Toda tragedia tiene un inicio, y esta también. Según los escritos, todo comenzó en 1851, en el pueblo californiano de Murphys, un villorrio nacido de la Fiebre del Oro. Allí trabajaba August Dowd, un cazador que proveía de alimento a la Union Water Company. Un día, un oso se puso en su camino; August le disparó con reconocida velocidad pero escasa precisión, y debió seguir el rastro del animal herido durante horas, hasta que llegó a un paraje con árboles tan grandes que nadie le creyó cuando regresó asegurando que había descubierto el oro verde.
A partir de ese momento, los buscadores de oro y todo el séquito de advenedizos que les rodeaba, sedientos de madera para sus hogares y aparejos, vieron en estos gigantes una fuente de riqueza tan valiosa como el propio metal. Solo en California se llegó a talar más de un millón de metros cúbicos de madera por año, suficiente para llenar el estadio Santiago Bernabéu.
Semejante expolio no solo tuvo consecuencias ambientales, sino que propició la corrupción de la tierra: diferentes organizaciones compraban parcelas en nombre de mineros e inmigrantes.
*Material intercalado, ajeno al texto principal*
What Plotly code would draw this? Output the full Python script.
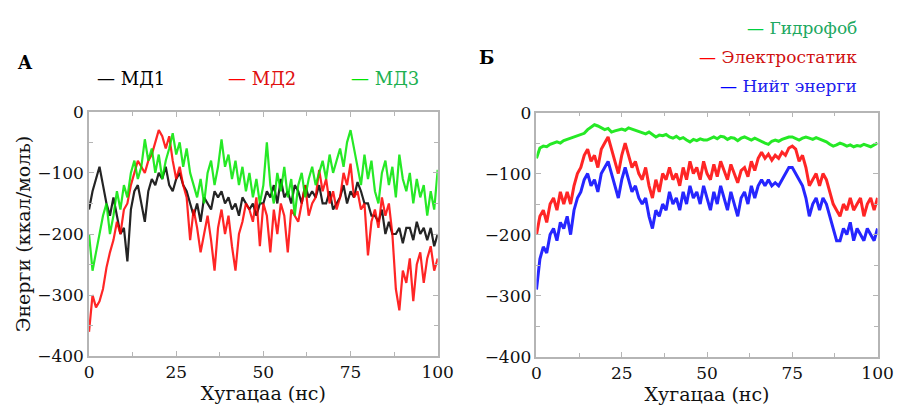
import plotly.graph_objects as go

t = list(range(0, 101))

md1 = [-160, -130, -110, -90, -120, -150, -170, -140, -170, -200,
       -190, -245, -160, -130, -120, -150, -180, -130, -110, -120,
       -100, -110, -90, -120, -130, -110, -100, -120, -130, -150,
       -170, -150, -180, -140, -150, -160, -130, -140, -130, -150,
       -140, -160, -150, -170, -140, -150, -160, -150, -170, -150,
       -150, -130, -140, -120, -150, -110, -140, -130, -150, -120,
       -130, -150, -120, -140, -130, -140, -120, -150, -150, -130,
       -160, -150, -140, -120, -150, -130, -140, -115, -130, -150,
       -150, -170, -170, -180, -160, -200, -180, -200, -200, -190,
       -215, -190, -190, -210, -180, -200, -190, -210, -190, -220,
       -200]

md2 = [-360, -300, -320, -310, -290, -255, -230, -210, -180, -200,
       -160, -150, -120, -100, -80, -90, -100, -80, -70, -50,
       -30, -40, -60, -40, -80, -110, -90, -120, -140, -210,
       -160, -190, -230, -200, -170, -210, -260, -190, -160, -200,
       -170, -220, -260, -200, -180, -150, -160, -180, -140, -220,
       -150, -170, -230, -160, -200, -150, -170, -230, -160, -170,
       -180, -150, -120, -170, -150, -140, -95, -130, -110, -150,
       -130, -160, -140, -100, -120, -85, -140, -130, -160, -150,
       -235, -180, -160, -190, -140, -170, -150, -200, -290, -325,
       -260, -280, -240, -310, -250, -230, -280, -240, -220, -260,
       -240]

md3 = [-200, -260, -230, -200, -170, -150, -200, -170, -130, -160,
       -120, -140, -100, -80, -110, -90, -45, -80, -60, -100,
       -70, -110, -80, -60, -35, -70, -50, -90, -60, -100,
       -120, -140, -110, -150, -100, -80, -120, -90, -45, -90,
       -70, -110, -80, -120, -90, -130, -100, -140, -110, -150,
       -120, -50, -120, -150, -100, -130, -90, -140, -110, -170,
       -120, -100, -140, -110, -90, -120, -100, -80, -110, -70,
       -100, -80, -60, -90, -50, -30, -60, -90, -120, -70,
       -110, -80, -130, -150, -100, -80, -120, -90, -140, -70,
       -110, -130, -100, -150, -110, -140, -120, -170, -130, -160,
       -95]

hyd = [-75, -58, -55, -56, -52, -50, -48, -50, -46, -44,
       -42, -40, -38, -36, -34, -28, -24, -20, -22, -25,
       -28, -26, -32, -30, -28, -27, -29, -25, -27, -29,
       -30, -33, -35, -32, -36, -40, -37, -38, -36, -40,
       -42, -39, -43, -41, -45, -48, -44, -46, -43, -45,
       -45, -42, -40, -43, -39, -40, -44, -41, -42, -46,
       -42, -40, -43, -45, -42, -45, -48, -50, -52, -47,
       -45, -47, -44, -42, -40, -40, -43, -45, -42, -40,
       -42, -44, -41, -43, -46, -48, -52, -55, -53, -50,
       -52, -55, -53, -56, -54, -55, -52, -54, -56, -53,
       -50]

ele = [-200, -170, -160, -180, -150, -140, -160, -130, -150, -130,
       -150, -120, -100, -90, -70, -60, -80, -70, -90, -60,
       -50, -40, -60, -80, -100, -70, -50, -70, -90, -80,
       -100, -110, -90, -120, -140, -110, -130, -100, -110, -90,
       -110, -100, -120, -90, -110, -80, -100, -90, -110, -80,
       -100, -110, -85, -105, -80, -95, -110, -85, -100, -115,
       -95, -90, -105, -80, -95, -75, -65, -75, -68, -78,
       -70, -75, -65, -70, -58, -55, -60, -80, -70, -90,
       -120, -110, -100, -120, -100, -110, -130, -150, -160, -170,
       -150, -160, -140, -160, -150, -140, -170, -150, -140, -160,
       -140]

tot = [-290, -240, -220, -230, -200, -190, -210, -180, -190, -170,
       -200, -160, -140, -130, -110, -100, -120, -110, -130, -100,
       -90, -80, -100, -120, -140, -110, -90, -110, -130, -120,
       -140, -150, -140, -170, -190, -160, -170, -150, -160, -130,
       -150, -140, -160, -130, -150, -120, -140, -130, -150, -120,
       -140, -160, -130, -150, -120, -140, -160, -130, -150, -170,
       -140, -130, -150, -120, -140, -120, -110, -120, -110, -120,
       -115, -120, -110, -100, -90, -90, -100, -110, -120, -140,
       -170, -150, -140, -160, -140, -150, -170, -190, -210, -210,
       -190, -200, -180, -210, -190, -200, -210, -190, -200, -210,
       -190]

xticks = [0, 25, 50, 75, 100]
yticks = [-400, -300, -200, -100, 0]

GREEN = "#00e600"
RED = "#ff0000"
BLUE = "#0000ff"
BLACK = "#000000"
FONT = "DejaVu Serif"

fig = go.Figure()

for y, c in [(md1, BLACK), (md2, RED), (md3, GREEN)]:
    fig.add_trace(go.Scatter(x=t, y=y, mode="lines", line=dict(color=c, width=2.2),
                             xaxis="x", yaxis="y", showlegend=False, opacity=0.85))
for y, c in [(hyd, GREEN), (ele, RED), (tot, BLUE)]:
    fig.add_trace(go.Scatter(x=t, y=y, mode="lines", line=dict(color=c, width=3),
                             xaxis="x2", yaxis="y2", showlegend=False, opacity=0.85))

common = dict(
    showline=True, mirror="allticks", linecolor="#b5b5b5", linewidth=1.5,
    ticks="inside", ticklen=5, tickcolor="#b5b5b5", showgrid=False, zeroline=False,
    tickfont=dict(family=FONT, size=17, color="#111111"),
)
TFONT = dict(family=FONT, size=19, color="#111111")
xminor = dict(ticks="inside", ticklen=4, tickcolor="#b5b5b5", dtick=12.5)
yminor = dict(ticks="inside", ticklen=4, tickcolor="#b5b5b5", dtick=50)

fig.update_layout(
    width=915, height=413, margin=dict(l=0, r=0, t=0, b=0),
    paper_bgcolor="white", plot_bgcolor="white",
    font=dict(family=FONT),
    xaxis=dict(domain=[0.094, 0.484], anchor="y", range=[0, 100], tickvals=xticks, minor=xminor,
               title=dict(text="Хугацаа (нс)", font=TFONT, standoff=0), **common),
    yaxis=dict(domain=[0.119, 0.741], anchor="x", range=[-400, 0], tickvals=yticks, minor=yminor,
               title=dict(text="Энерги (ккал/моль)", font=TFONT, standoff=2), **common),
    xaxis2=dict(domain=[0.5945, 0.976], anchor="y2", range=[0, 100], tickvals=xticks, minor=xminor,
                title=dict(text="Хугацаа (нс)", font=TFONT, standoff=0), **common),
    yaxis2=dict(domain=[0.118, 0.739], anchor="x2", range=[-400, 0], tickvals=yticks, minor=yminor,
                **common),
)

def ann(text, x, y, color, size=18, xanchor="left", bold=False):
    fig.add_annotation(text=("<b>%s</b>" % text) if bold else text, x=x, y=y,
                       xref="paper", yref="paper", xanchor=xanchor, yanchor="middle",
                       showarrow=False, font=dict(family=FONT, size=size, color=color))

ann("A", 10 / 915, 1 - 55 / 413, BLACK, size=18, bold=True)
ann("Б", 483 / 915, 1 - 50 / 413, BLACK, size=18, bold=True)

ann("— МД1", 92 / 915, 1 - 72 / 413, BLACK)
ann('<span style="color:#ff0000">—</span> МД2', 226 / 915, 1 - 72 / 413, "#e01010")
ann('<span style="color:#00e600">—</span> МД3', 352 / 915, 1 - 72 / 413, "#20b050")

ann('<span style="color:#00d040">—</span> Гидрофоб', 874 / 915, 1 - 19 / 413, "#20a860", size=17, xanchor="right")
ann('<span style="color:#ff0000">—</span> Электростатик', 874 / 915, 1 - 49 / 413, "#d01010", size=17, xanchor="right")
ann('<span style="color:#0000ff">—</span> Нийт энерги', 874 / 915, 1 - 80 / 413, "#2020ee", size=17, xanchor="right")

fig.write_html("out.html")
Por ejemplo, la Timber and Stone Act de 1878 propició la venta de más de 40.000 kilómetros cuadrados de tierra (la extensión de Suiza) a grandes empresarios que la compraban mediante testaferros para venderla, con sustanciosas ganancias, a granjeros.
El tamaño de los árboles se convirtió también en un negocio millonario que los empresarios oportunistas del momento supieron aprovechar. Uno de ellos fue el buscador de rarezas P. T Barnum, creador de uno de los circos más famosos de la historia. Barnum exhibía un tronco que decía que había visto cómo se ponía la primera piedra de las pirámides egipcias y que era contemporáneo de Moisés.
Algo no tan descabellado según algunos investigadores, que aseguran que una variedad de pinos de California puede vivir casi 5.000 años.